E and F are siblings under the same parent.
And so on.
Not sure how this would mesh with Lucene though. But complex parent-child
relationships could be intersected just by the fully qualified IDs that
came out of the inverted index. Documents did not need to be fetched or
cached to perform this operation, and the result was breathtakingly
blindingly fast performance.
Just FYI. I can discuss off-line if anyone wishes.
Our apologies for the issues with the web site, we had some problems on
our web server yesterday.
What you have described is very close to the indexing model in SIREn.
SIREn provides an optimised Lucene's Codec for such data structure, and
provide query operators on top of this data structure.
Kind Regards
Renaud Delbru
On Wednesday, July 23, 2014 7:39:04 PM UTC+1, Brian wrote:
Thanks for the link. Unfortunately, Chrome on Mac OS (latest versions of
each) causes this web page to blank and redisplay continually.
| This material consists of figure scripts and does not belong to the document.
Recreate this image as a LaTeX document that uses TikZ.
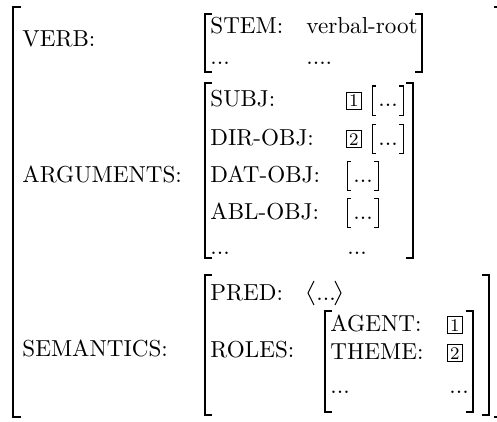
\documentclass[tikz,border=0pt]{standalone}
\begin{document}
\begin{tikzpicture}[x=0.45pt,y=-0.45pt,
  txt/.style={inner sep=0pt,anchor=base west,font=\fontsize{10.4}{12}\selectfont},
  tag/.style={draw,line width=0.4pt,inner sep=1.2pt,anchor=base west,font=\fontsize{8}{9}\selectfont},
  brk/.style={line width=0.75pt,line cap=butt,line join=miter},
  sbrk/.style={line width=0.45pt,line cap=butt,line join=miter}]
\useasboundingbox (0,0) rectangle (497,421);
% outer bracket
\draw[brk] (21,7) -- (13,7) -- (13,417) -- (21,417);
\draw[brk] (494,7) -- (497,7);
\draw[brk] (494,417) -- (497,417);
% labels
\node[txt] (verb) at (22,47) {VERB:};
\node[txt] (args) at (22,182) {ARGUMENTS:};
\node[txt] (sem)  at (22,356) {SEMANTICS:};
% VERB
\draw[brk] (212,14) -- (205,14) -- (205,72) -- (212,72);
\draw[brk] (415,14) -- (422,14) -- (422,72) -- (415,72);
\node[txt] (stem) at (210,34) {STEM:};
\node[txt] (root) at (306,34) {verbal-root};
\node[txt] (vd1) at (210,64) {...};
\node[txt] (vd2) at (306,64) {....};
% ARGUMENTS
\draw[brk] (212,83) -- (205,83) -- (205,258) -- (212,258);
\draw[brk] (406,83) -- (413,83) -- (413,258) -- (406,258);
\node[txt] (subj) at (210,107) {SUBJ:};
\node[txt] (dir)  at (210,145) {DIR-OBJ:};
\node[txt] (dat)  at (210,182) {DAT-OBJ:};
\node[txt] (abl)  at (210,219) {ABL-OBJ:};
\node[txt] (ad1)  at (210,254) {...};
\node[tag] (t1) at (346,107) {1};
\node[tag] (t2) at (346,145) {2};
\draw[sbrk] (376,86) -- (372,86) -- (372,115) -- (376,115);
\node[txt] (s1) at (378,107) {...};
\draw[sbrk] (399,86) -- (403,86) -- (403,115) -- (399,115);
\draw[sbrk] (376,124) -- (372,124) -- (372,153) -- (376,153);
\node[txt] (s2) at (378,145) {...};
\draw[sbrk] (399,124) -- (403,124) -- (403,153) -- (399,153);
\draw[sbrk] (351,161) -- (347,161) -- (347,190) -- (351,190);
\node[txt] (s3) at (353,182) {...};
\draw[sbrk] (374,161) -- (378,161) -- (378,190) -- (374,190);
\draw[sbrk] (351,198) -- (347,198) -- (347,227) -- (351,227);
\node[txt] (s4) at (353,219) {...};
\draw[sbrk] (374,198) -- (378,198) -- (378,227) -- (374,227);
\node[txt] (ad2) at (347,254) {...};
% SEMANTICS
\draw[brk] (212,275) -- (205,275) -- (205,415) -- (212,415);
\draw[brk] (482,275) -- (489,275) -- (489,415) -- (482,415);
\node[txt] (pred) at (210,300) {PRED:};
\node[txt] (roles) at (210,357) {ROLES:};
\draw[sbrk] (314,281) -- (308,293) -- (314,305);
\node[txt] (pd) at (316,300) {...};
\draw[sbrk] (335,281) -- (341,293) -- (335,305);
% ROLES
\draw[brk] (332,311) -- (325,311) -- (325,412) -- (332,412);
\draw[brk] (466,311) -- (473,311) -- (473,412) -- (466,412);
\node[txt] (agent) at (330,331) {AGENT:};
\node[txt] (theme) at (330,359) {THEME:};
\node[txt] (rd1)   at (330,393) {...};
\node[tag] (r1) at (447,331) {1};
\node[tag] (r2) at (447,359) {2};
\node[txt] (rd2) at (449,393) {...};
\end{tikzpicture}
\end{document}
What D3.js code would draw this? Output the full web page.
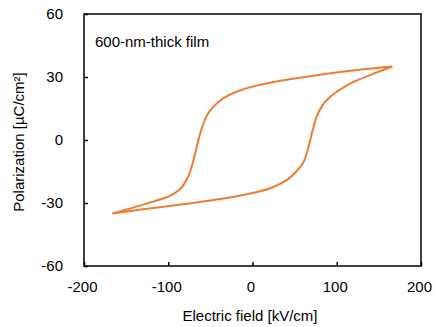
<!DOCTYPE html>
<html><head><meta charset="utf-8">
<script src="https://cdn.jsdelivr.net/npm/d3@7"></script>
<style>body{margin:0;background:#fff}svg{display:block}text{font-family:"Liberation Sans",Arial,sans-serif;fill:#000}</style>
</head><body><svg id="c" width="435" height="327"></svg>
<script>
const xTicks=[-200,-100,0,100,200];
const yTicks=[-60,-30,0,30,60];
// descending branch (from +Emax to -Emax)
const upperE=[166,124,84,44,5,-15,-35,-47,-55,-61,-66,-71,-77,-85,-98,-120,-145,-166];
const upperP=[35,33.3,31.3,28.9,25.9,23.6,19.8,15.5,11,4.5,-3,-11,-18,-23,-26.6,-29.6,-32.6,-35];
// ascending branch (from -Emax to +Emax)
const lowerE=[-166,-130,-90,-50,-11,21,41,52,60,66,71,76,83,92,104,118,140,166];
const lowerP=[-35,-33,-31,-28.8,-26.2,-23,-19,-15,-11,-4,4,11,16.5,20.5,24,27.3,31,35];
const annotation="600-nm-thick film";
const xTitle="Electric field [kV/cm]";
const yTitle="Polarization [µC/cm²]";

const svg=d3.select("#c");
const L=84,R=421,T=14,B=266;
const x=d3.scaleLinear().domain([-200,200]).range([L,R]);
const y=d3.scaleLinear().domain([-60,60]).range([B,T]);

const line=d3.line().x(d=>x(d[0])).y(d=>y(d[1])).curve(d3.curveCatmullRom.alpha(0.5));
const up=upperE.map((e,i)=>[e,upperP[i]]);
const lo=lowerE.map((e,i)=>[e,lowerP[i]]);
svg.append("path").attr("d",line(up)).attr("fill","none").attr("stroke","#ED7D31").attr("stroke-width",2);
svg.append("path").attr("d",line(lo)).attr("fill","none").attr("stroke","#ED7D31").attr("stroke-width",2);

// frame
svg.append("rect").attr("x",L).attr("y",T).attr("width",R-L).attr("height",B-T).attr("fill","none").attr("stroke","#000").attr("stroke-width",1.5);

const fmt=d=>String(d);
const xa=svg.append("g").attr("transform",`translate(0,${B})`)
 .call(d3.axisBottom(x).tickValues(xTicks).tickSize(-4).tickPadding(15).tickFormat(fmt));
xa.select(".domain").remove();
xa.selectAll("line").attr("stroke","#000").attr("stroke-width",1.5);
xa.selectAll("text").attr("font-size",15).attr("font-family","Liberation Sans, Arial, sans-serif").attr("fill","#000").attr("dx",-2);

const ya=svg.append("g").attr("transform",`translate(${L},0)`)
 .call(d3.axisLeft(y).tickValues(yTicks).tickSize(-4).tickPadding(21).tickFormat(fmt));
ya.select(".domain").remove();
ya.selectAll("line").attr("stroke","#000").attr("stroke-width",1.5);
ya.selectAll("text").attr("font-size",15).attr("font-family","Liberation Sans, Arial, sans-serif").attr("fill","#000");

svg.append("text").attr("x",95).attr("y",46.5).attr("font-size",15).text(annotation);
svg.append("text").attr("x",250).attr("y",321).attr("text-anchor","middle").attr("font-size",15).text(xTitle);
svg.append("text").attr("transform","translate(24,142) rotate(-90)").attr("text-anchor","middle").attr("font-size",15).text(yTitle);
</script></body></html>
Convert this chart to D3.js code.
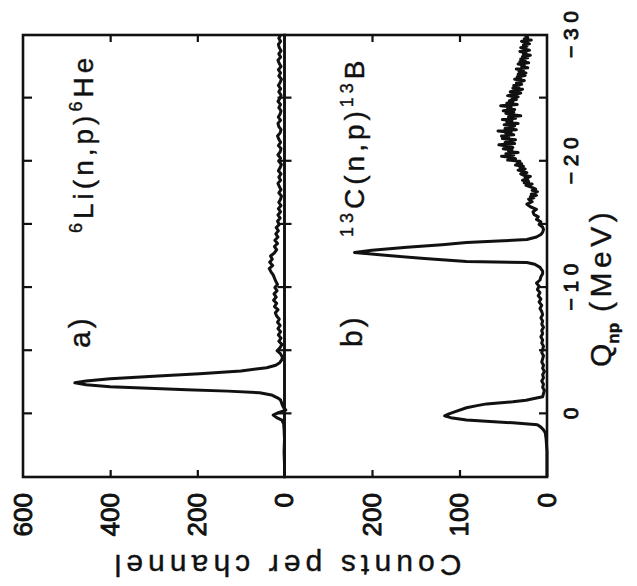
<!DOCTYPE html>
<html lang="en">
<head>
<meta charset="UTF-8">
<title>(n,p) spectra</title>
<script src="https://d3js.org/d3.v7.min.js"></script>
<style>
  body { margin: 0; background: #fff; }
  svg { display: block; }
  .chart text { font-family: "Liberation Sans", Arial, sans-serif; fill: #111; stroke: #111; stroke-width: 0.4; }
  .tick text { stroke-width: 0.9; }
  .frame { fill: none; stroke: #111; stroke-width: 2.6; }
  .tick line { stroke: #111; stroke-width: 2.2; }
  .domain { display: none; }
  .spectrum { fill: none; stroke: #111; stroke-width: 3; stroke-linejoin: round; }
</style>
</head>
<body>
<svg id="chart" class="chart" width="637" height="586"></svg>
<script>
// Q-value ticks (MeV) and count ticks for both panels
const qTicks = [-25, -20, -15, -10, -5, 0];
const qLabels = [0, -10, -20, -30];
const countTicksA = [200, 400];
const countLabelsA = [0, 200, 400, 600];
const countTicksB = [100, 200];
const countLabelsB = [0, 100, 200];

// [Q (MeV), counts per channel]
const spectrumLi = [
  [5, 0], [4, 0], [3, 1], [2, 0], [1.2, 1], [0.8, 2], [0.5, 6], [0.3, 18], [0.1, 26],
  [-0.1, 14], [-0.3, -3], [-0.5, 2], [-0.7, 5], [-0.9, 7], [-1.1, 9], [-1.27, 16],
  [-1.5, 30], [-1.67, 57], [-1.8, 130], [-1.9, 224], [-2.14, 400], [-2.3, 455],
  [-2.46, 481], [-2.6, 455], [-2.78, 400], [-3.0, 290], [-3.17, 195], [-3.4, 100],
  [-3.65, 41], [-3.85, 20], [-4.05, 11], [-4.3, 6], [-4.5, 5],
  [-4.75, 9], [-5.0, 17], [-5.25, 10], [-5.5, 6], [-5.75, 13], [-6.0, 8], [-6.25, 14],
  [-6.5, 9], [-6.75, 15], [-7.0, 10], [-7.25, 16], [-7.5, 12], [-7.75, 18], [-8.0, 21],
  [-8.25, 15], [-8.5, 23], [-8.75, 18], [-9.0, 25], [-9.25, 19], [-9.5, 24], [-9.75, 17],
  [-10.0, 22], [-10.25, 16], [-10.5, 20], [-10.75, 23], [-11.0, 26], [-11.25, 31],
  [-11.5, 35], [-11.75, 27], [-12.0, 34], [-12.25, 28], [-12.5, 32], [-12.75, 23],
  [-13.0, 18], [-13.25, 23], [-13.5, 16], [-13.75, 22], [-14.0, 15], [-14.25, 20],
  [-14.5, 14], [-14.75, 19], [-15.0, 12], [-15.25, 16], [-15.5, 10], [-15.75, 15],
  [-16.0, 9], [-16.25, 14], [-16.5, 8], [-16.75, 13], [-17.0, 9], [-17.25, 7],
  [-17.5, 13], [-17.75, 8], [-18.0, 12], [-18.25, 15], [-18.5, 9], [-18.75, 13],
  [-19.0, 8], [-19.25, 14], [-19.5, 10], [-19.75, 7], [-20.0, 13], [-20.25, 9],
  [-20.5, 15], [-20.75, 10], [-21.0, 8], [-21.25, 14], [-21.5, 9], [-21.75, 13],
  [-22.0, 16], [-22.25, 10], [-22.5, 8], [-22.75, 13], [-23.0, 15], [-23.25, 9],
  [-23.5, 14], [-23.75, 10], [-24.0, 8], [-24.25, 13], [-24.5, 9], [-24.75, 15],
  [-25.0, 10], [-25.25, 8], [-25.5, 13], [-25.75, 9], [-26.0, 14], [-26.25, 10],
  [-26.5, 7], [-26.75, 13], [-27.0, 9], [-27.25, 14], [-27.5, 8], [-27.75, 12],
  [-28.0, 15], [-28.25, 9], [-28.5, 13], [-28.75, 8], [-29.0, 12], [-29.25, 14],
  [-29.5, 9], [-29.75, 13], [-30.0, 9]
];

const spectrumC = [
  [5, 0], [4, 0], [3, 0], [2, 1], [1.5, 2], [1.27, 4], [1.05, 7], [0.87, 11], [0.71, 39],
  [0.48, 92], [0.3, 110], [0.16, 117], [0.0, 112], [-0.2, 104], [-0.48, 92], [-0.65, 80],
  [-0.79, 69], [-0.95, 39], [-1.08, 24], [-1.19, 16], [-1.35, 5], [-1.6, 4],
  [-1.85, 3], [-2.1, 5], [-2.35, 4], [-2.6, 6], [-2.85, 4], [-3.1, 5], [-3.35, 3],
  [-3.6, 5], [-3.85, 4], [-4.1, 6], [-4.35, 5], [-4.6, 4], [-4.85, 6], [-5.1, 5],
  [-5.35, 4], [-5.6, 6], [-5.85, 5], [-6.1, 7], [-6.35, 5], [-6.6, 6], [-6.85, 4],
  [-7.1, 6], [-7.35, 5], [-7.6, 7], [-7.85, 5], [-8.1, 6], [-8.35, 8], [-8.6, 6],
  [-8.85, 9], [-9.1, 7], [-9.35, 10], [-9.6, 8], [-9.85, 11], [-10.1, 9], [-10.35, 12],
  [-10.6, 8], [-10.85, 7], [-11.1, 5], [-11.3, 5], [-11.6, 8], [-11.85, 14], [-11.98, 23],
  [-12.06, 92], [-12.3, 140], [-12.55, 185], [-12.78, 220], [-12.95, 200], [-13.2, 160],
  [-13.4, 120], [-13.57, 92], [-13.7, 50], [-13.81, 23], [-14.0, 12], [-14.2, 7],
  [-14.37, 5], [-14.6, 4],
  [-14.8, 5], [-15.0, 9], [-15.2, 7], [-15.4, 12], [-15.6, 10], [-15.8, 15], [-16.0, 16],
  [-16.2, 12], [-16.4, 19], [-16.6, 23], [-16.8, 17],
  [-17.0, 21], [-17.1, 15], [-17.2, 19], [-17.3, 12], [-17.4, 18], [-17.5, 14], [-17.6, 11],
  [-17.7, 17], [-17.8, 13], [-17.9, 16],
  [-18.0, 20], [-18.1, 24], [-18.2, 17], [-18.3, 26], [-18.4, 21], [-18.5, 28], [-18.6, 22],
  [-18.7, 25], [-18.8, 19], [-18.9, 27],
  [-19.0, 30], [-19.1, 23], [-19.2, 28], [-19.3, 33], [-19.4, 25], [-19.5, 31], [-19.6, 27],
  [-19.7, 36], [-19.8, 29], [-19.9, 34],
  [-20.0, 31], [-20.1, 45], [-20.2, 36], [-20.3, 41], [-20.4, 52], [-20.5, 38], [-20.6, 47],
  [-20.7, 33], [-20.8, 44], [-20.9, 40],
  [-21.0, 50], [-21.1, 39], [-21.2, 46], [-21.3, 55], [-21.4, 37], [-21.5, 48], [-21.6, 42],
  [-21.7, 36], [-21.8, 51], [-21.9, 44],
  [-22.0, 52], [-22.1, 38], [-22.2, 47], [-22.3, 41], [-22.4, 56], [-22.5, 35], [-22.6, 48],
  [-22.7, 43], [-22.8, 37], [-22.9, 49],
  [-23.0, 33], [-23.1, 46], [-23.2, 40], [-23.3, 51], [-23.4, 36], [-23.5, 44], [-23.6, 30],
  [-23.7, 42], [-23.8, 47], [-23.9, 38],
  [-24.0, 50], [-24.1, 37], [-24.2, 45], [-24.3, 41], [-24.4, 53], [-24.5, 34], [-24.6, 46],
  [-24.7, 39], [-24.8, 43], [-24.9, 35],
  [-25.0, 40], [-25.1, 33], [-25.2, 45], [-25.3, 36], [-25.4, 30], [-25.5, 42], [-25.6, 35],
  [-25.7, 28], [-25.8, 39], [-25.9, 32],
  [-26.0, 38], [-26.1, 29], [-26.2, 35], [-26.3, 31], [-26.4, 26], [-26.5, 37], [-26.6, 30],
  [-26.7, 34], [-26.8, 25], [-26.9, 33],
  [-27.0, 24], [-27.1, 32], [-27.2, 27], [-27.3, 35], [-27.4, 22], [-27.5, 29], [-27.6, 26],
  [-27.7, 33], [-27.8, 21], [-27.9, 31],
  [-28.0, 25], [-28.1, 30], [-28.2, 22], [-28.3, 28], [-28.4, 19], [-28.5, 27], [-28.6, 24],
  [-28.7, 31], [-28.8, 20], [-28.9, 26],
  [-29.0, 30], [-29.1, 23], [-29.2, 27], [-29.3, 20], [-29.4, 25], [-29.5, 29], [-29.6, 18],
  [-29.7, 26], [-29.8, 22], [-29.9, 24], [-30.0, 25]
];

const svg = d3.select("#chart");
// the figure is laid out upright, then the whole thing is turned a quarter turn counter-clockwise
const fig = svg.append("g").attr("transform", "translate(0,586) rotate(-90)");

const x = d3.scaleLinear().domain([5, -30]).range([109, 551]);
const yA = d3.scaleLinear().domain([0, 600]).range([284.5, 23]);
const yB = d3.scaleLinear().domain([0, 300]).range([547, 284.5]);

// frames
[[yA, 600], [yB, 300]].forEach(([y, top]) => {
  fig.append("rect")
    .attr("class", "frame")
    .attr("x", x(5))
    .attr("y", y(top))
    .attr("width", x(-30) - x(5))
    .attr("height", y(0) - y(top));
});

// Q ticks: inward on top of a, across the divider, inward on bottom of b
fig.append("g").attr("transform", `translate(0,${yA(600)})`)
  .call(d3.axisTop(x).tickValues(qTicks).tickSize(-9).tickFormat(""));
fig.append("g").attr("transform", `translate(0,${yA(0)})`)
  .call(d3.axisTop(x).tickValues(qTicks).tickSize(7).tickFormat(""));
fig.append("g").attr("transform", `translate(0,${yA(0)})`)
  .call(d3.axisBottom(x).tickValues(qTicks).tickSize(7).tickFormat(""));
fig.append("g").attr("transform", `translate(0,${yB(0)})`)
  .call(d3.axisBottom(x).tickValues(qTicks).tickSize(-8).tickFormat(""));

const qAxis = fig.append("g").attr("transform", `translate(0,${yB(0)})`)
  .call(d3.axisBottom(x).tickValues(qLabels).tickSize(0).tickPadding(16));
qAxis.selectAll("text")
  .attr("font-size", 21)
  .filter(d => d < 0)
  .attr("textLength", 47)
  .attr("lengthAdjust", "spacing");

// count ticks, inward on both sides
[[yA, countTicksA, countLabelsA], [yB, countTicksB, countLabelsB]].forEach(([y, ticks, labels]) => {
  fig.append("g").attr("transform", `translate(${x(5)},0)`)
    .call(d3.axisLeft(y).tickValues(ticks).tickSize(-7).tickFormat(""));
  fig.append("g").attr("transform", `translate(${x(-30)},0)`)
    .call(d3.axisRight(y).tickValues(ticks).tickSize(-7).tickFormat(""));
  fig.append("g").attr("transform", `translate(${x(5)},0)`)
    .call(d3.axisLeft(y).tickValues(labels).tickSize(0).tickPadding(16))
    .selectAll("text").attr("font-size", 26);
});

// spectra
fig.append("path")
  .datum(spectrumLi)
  .attr("class", "spectrum")
  .attr("d", d3.line().x(d => x(d[0])).y(d => yA(d[1])));
fig.append("path")
  .datum(spectrumC)
  .attr("class", "spectrum")
  .attr("d", d3.line().x(d => x(d[0])).y(d => yB(d[1])));

// axis titles
fig.append("text")
  .attr("transform", `translate(31,${(yA(600) + yB(0)) / 2 + 3}) rotate(-90)`)
  .attr("text-anchor", "middle")
  .attr("font-size", 30)
  .attr("textLength", 347)
  .attr("lengthAdjust", "spacing")
  .text("Counts per channel");

const qTitle = fig.append("text").attr("x", 219).attr("y", 611).attr("font-size", 30);
qTitle.append("tspan").text("Q");
qTitle.append("tspan").attr("dy", 8).attr("font-size", 17).attr("font-weight", "bold").text("np");
qTitle.append("tspan").attr("x", 274).attr("dy", -8).attr("letter-spacing", 4.5).text("(MeV)");

// panel labels
function reaction(u, v, target, a1, product, a2) {
  const t = fig.append("text").attr("x", u).attr("y", v).attr("font-size", 28).attr("letter-spacing", 4);
  t.append("tspan").attr("dy", -11).attr("font-size", 18).text(a1);
  t.append("tspan").attr("dy", 11).text(target);
  t.append("tspan").attr("dy", -11).attr("font-size", 18).text(a2);
  t.append("tspan").attr("dy", 11).text(product);
}
fig.append("text").attr("x", 238).attr("y", 90).attr("font-size", 30).attr("letter-spacing", 3).text("a)");
fig.append("text").attr("x", 239).attr("y", 362).attr("font-size", 30).attr("letter-spacing", 3).text("b)");
reaction(353, 93, "Li(n,p)", "6", "He", "6");
reaction(349, 364, "C(n,p)", "13", "B", "13");
</script>
</body>
</html>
Can't read
it; hope you can.
In a previous life, I created a search engine that handled parent/child
relationships with blindingly fast performance. One trick was that the
index didn't just contain the document ID, but it contained the entire
hierarchy of IDs. So, for example (and brevity, the IDs are single letters):
Document ID and
relationship Fully qualified and indexed ID
A A
B A.B
C A.B.C
D A.D
E A.D.E
F A.D.F
So for example, it was nearly instantaneous to determine that, just by
looking at and comparing the fully qualified IDs:
A and F are in the same parent-child hierarchy, with F being a child of D
and a grandchild of A.
E and F are siblings under the same parent.
And so on.
Not sure how this would mesh with Lucene though. But complex parent-child
relationships could be intersected just by the fully qualified IDs that
came out of the inverted index. Documents did not need to be fetched or
cached to perform this operation, and the result was breathtakingly
blindingly fast performance.
Just FYI. I can discuss off-line if anyone wishes.